The villager can make that comment, despite the dire nature of the broader context. Perhaps in every era, however bleak, there are such moments, such places. Life is really only moments, after all.
*_*_*
What else? Well, there's a bit more history to note.
There's more, for example, on the Pontic Greeks, and the great population swap that we heard so much about in Kapka Kassabova's Border. Manolis Gris's family were from Trapezounta/Trabzon; his father was killed, his mother forced to flee. They arrived in Salonica, where they were not necessarily welcomed. Gris's mother recalls: "Later on they'd come and say, You folks were rich, you had money. You came with gold coins sewn into the hems of your dresses, whole fortunes. Whoever hasn't lived the life of a refugee has easy words to speak."
The Memorial to Pontic Greeks, June 2019
Hovering behind Minas's fulfilment of his task, there is also an interesting discussion on history, research, and interpretation.
Souk's experience of postmodern interpretations of history leave him somewhat on the fence. He learns to be "even more suspicious in the face of what was commonly known as truth". Yet he also suspects that postmodernism adds up to something that is "not much more than intellectual gymnastics", and doubts the wisdom in "radical skepticism". (Interestingly, Marie-Janine Calic, in A History of Yugoslavia, also suggests postmodernism might not have been helpful in the context of that 1990s conflict: "Intellectuals renounced key fundamental certainties of the industrial age, such as modernity, progress, and the future.")
Yet the constructed nature of what we understand as history comes through again and again. Minas struggles to make sense of the sources about Gris. But he realizes where the problem lies: "I'm not studying the events, I'm looking for easy connections between them, to get it over with. I'm not letting them speak, I'm trying to speak for them. If Dad had ears to hear, I'd tell him that journalism does exactly the same thing, even if it doesn't like to think so. It takes events and wraps them up in its own voice."
Nikiforos Dinopoulos reaches a similar conclusion, although he approaches the question from a much more cynical direction: "I lived through two wars and witnessed plenty of military tribunals, and the idea that reality is single and undeniable amuses me. Reality is the ultimate construction -- just ask the lawyers and journalists, whose careers rest on that construction... Historians show up after the fact. They rummage through locked drawers, discover forgotten papers, conduct their research, pass judgment... In history there is no such thing as progress, change, advancing toward the good or sinking into the abyss... Before and after. That's all there is. And between, a chasm.".
*_*_*
Overall, this novel worked. I loved the themes: History; justice; education... I thought the characters were interesting, particularly the father, grandmother, and teacher (Tasos, Evthalia, and Marinos). I enjoyed the descriptions of Thessaloniki, a city I would love to get to know better. And I liked the ending. If... If...
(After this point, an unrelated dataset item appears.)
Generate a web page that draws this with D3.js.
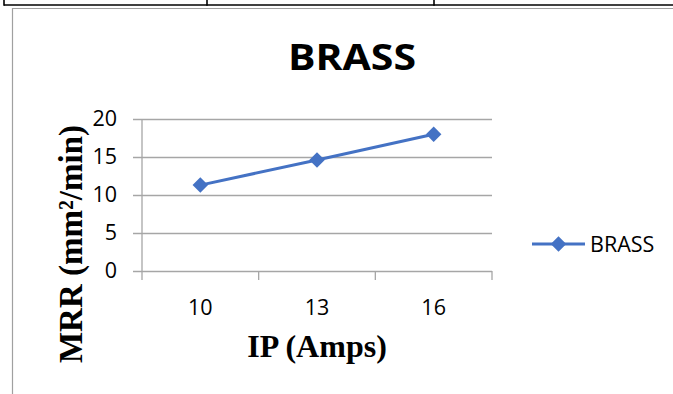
<!DOCTYPE html>
<html>
<head>
<meta charset="utf-8">
<script src="https://cdn.jsdelivr.net/npm/d3@7"></script>
<style>
  html, body { margin: 0; padding: 0; background: #fff; }
  svg { display: block; }
</style>
</head>
<body>
<svg id="chart" width="673" height="394"></svg>
<script>
// ---- data ----
const categories = ["10", "13", "16"];
const brassValues = [11.3, 14.6, 18.0];
const yTicks = [0, 5, 10, 15, 20];
const seriesName = "BRASS";
const chartTitle = "BRASS";
const xTitle = "IP (Amps)";
const yTitle = "MRR (mm²/min)";

// ---- drawing ----
const svg = d3.select("#chart");
const W = 673, H = 394;

// page/table borders behind the chart
svg.append("line").attr("x1", 4).attr("x2", W).attr("y1", 5).attr("y2", 5)
  .attr("stroke", "#000").attr("stroke-width", 1.6);
[4, 207, 434].forEach(x => {
  svg.append("line").attr("x1", x).attr("x2", x).attr("y1", 0).attr("y2", 5.8)
    .attr("stroke", "#000").attr("stroke-width", 1.6);
});
svg.append("line").attr("x1", 12).attr("x2", W).attr("y1", 8.5).attr("y2", 8.5)
  .attr("stroke", "#a0a0a0").attr("stroke-width", 1);
svg.append("line").attr("x1", 12.5).attr("x2", 12.5).attr("y1", 8).attr("y2", H)
  .attr("stroke", "#a0a0a0").attr("stroke-width", 1.2);

const plotL = 142, plotR = 492, plotT = 119, plotB = 271;
const x = d3.scaleBand().domain(categories).range([plotL, plotR]).padding(0);
const y = d3.scaleLinear().domain([0, 20]).range([plotB, plotT]);

const gridColor = "#a6a6a6";
const labelFont = "'Open Sans', sans-serif";
const labelSize = 21.5;

// y axis with gridlines
const yAxis = svg.append("g")
  .attr("transform", `translate(133,0)`)
  .call(d3.axisLeft(y).tickValues(yTicks).tickSize(-(plotR - 133)).tickPadding(16));
yAxis.select(".domain").remove();
yAxis.selectAll(".tick line").attr("stroke", gridColor).attr("stroke-width", 1.3);
yAxis.selectAll(".tick text")
  .attr("font-family", labelFont)
  .attr("font-size", labelSize).attr("fill", "#000");

// vertical axis line
svg.append("line").attr("x1", plotL).attr("x2", plotL).attr("y1", plotT).attr("y2", plotB + 9)
  .attr("stroke", gridColor).attr("stroke-width", 1.3);

// x axis labels
const xAxis = svg.append("g")
  .attr("transform", `translate(0,${plotB})`)
  .call(d3.axisBottom(x).tickSize(0).tickPadding(44));
xAxis.select(".domain").remove();
xAxis.selectAll(".tick text")
  .attr("font-family", labelFont)
  .attr("font-size", labelSize).attr("fill", "#000").attr("dy", 0);

// category boundary ticks
const bounds = categories.map(c => x(c)).concat([x(categories[categories.length - 1]) + x.bandwidth()]);
svg.append("g").selectAll("line").data(bounds.slice(1)).join("line")
  .attr("x1", d => d).attr("x2", d => d).attr("y1", plotB).attr("y2", plotB + 9)
  .attr("stroke", gridColor).attr("stroke-width", 1.3);

// series line
const color = "#4472C4";
const pts = categories.map((c, i) => [x(c) + x.bandwidth() / 2, y(brassValues[i])]);
svg.append("path").datum(pts)
  .attr("d", d3.line())
  .attr("fill", "none").attr("stroke", color).attr("stroke-width", 3)
  .attr("stroke-linejoin", "round");

const diamond = d3.symbol().type(d3.symbolSquare).size(120);
svg.append("g").selectAll("path").data(pts).join("path")
  .attr("d", diamond)
  .attr("transform", d => `translate(${d[0]},${d[1]}) rotate(45)`)
  .attr("fill", color);

// title
svg.append("text").attr("x", 352).attr("y", 70)
  .attr("text-anchor", "middle")
  .attr("font-family", labelFont).attr("font-weight", "bold")
  .attr("font-size", 36).attr("fill", "#000")
  .attr("textLength", 128).attr("lengthAdjust", "spacingAndGlyphs")
  .text(chartTitle);

// axis titles
svg.append("text").attr("x", 317).attr("y", 357)
  .attr("text-anchor", "middle")
  .attr("font-family", "'Liberation Serif', 'Times New Roman', serif").attr("font-weight", "bold")
  .attr("font-size", 32).attr("fill", "#000")
  .text(xTitle);

svg.append("text")
  .attr("transform", "translate(82,244) rotate(-90)")
  .attr("text-anchor", "middle")
  .attr("font-family", "'Liberation Serif', 'Times New Roman', serif").attr("font-weight", "bold")
  .attr("font-size", 33).attr("fill", "#000")
  .text(yTitle);

// legend
const lg = svg.append("g").attr("transform", "translate(532,244)");
lg.append("line").attr("x1", 0).attr("x2", 53).attr("y1", 0).attr("y2", 0)
  .attr("stroke", color).attr("stroke-width", 3);
lg.append("path").attr("d", diamond).attr("transform", "translate(26.5,0) rotate(45)").attr("fill", color);
lg.append("text").attr("x", 58).attr("y", 7.8)
  .attr("font-family", labelFont)
  .attr("font-size", labelSize).attr("fill", "#000")
  .text(seriesName);
</script>
</body>
</html>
Of the negatives, for me the most significant was the fragmentary narrative form, which continually switched from point of view to point of view. Of course, the clamour of different voices adds depth to the narration. But the format became a little frustrating after a while, especially as the fragments become shorter and shorter, and the viewpoint switches ever faster.
The sections written from a specific point of view intersected with omniscient-narrator sections that were rather creakily labelled "Through other eyes". That device felt a little wooden to me.
And towards the end, it felt a tad too didactic in places.
A very absorbing read, though. Thought-provoking and saddening.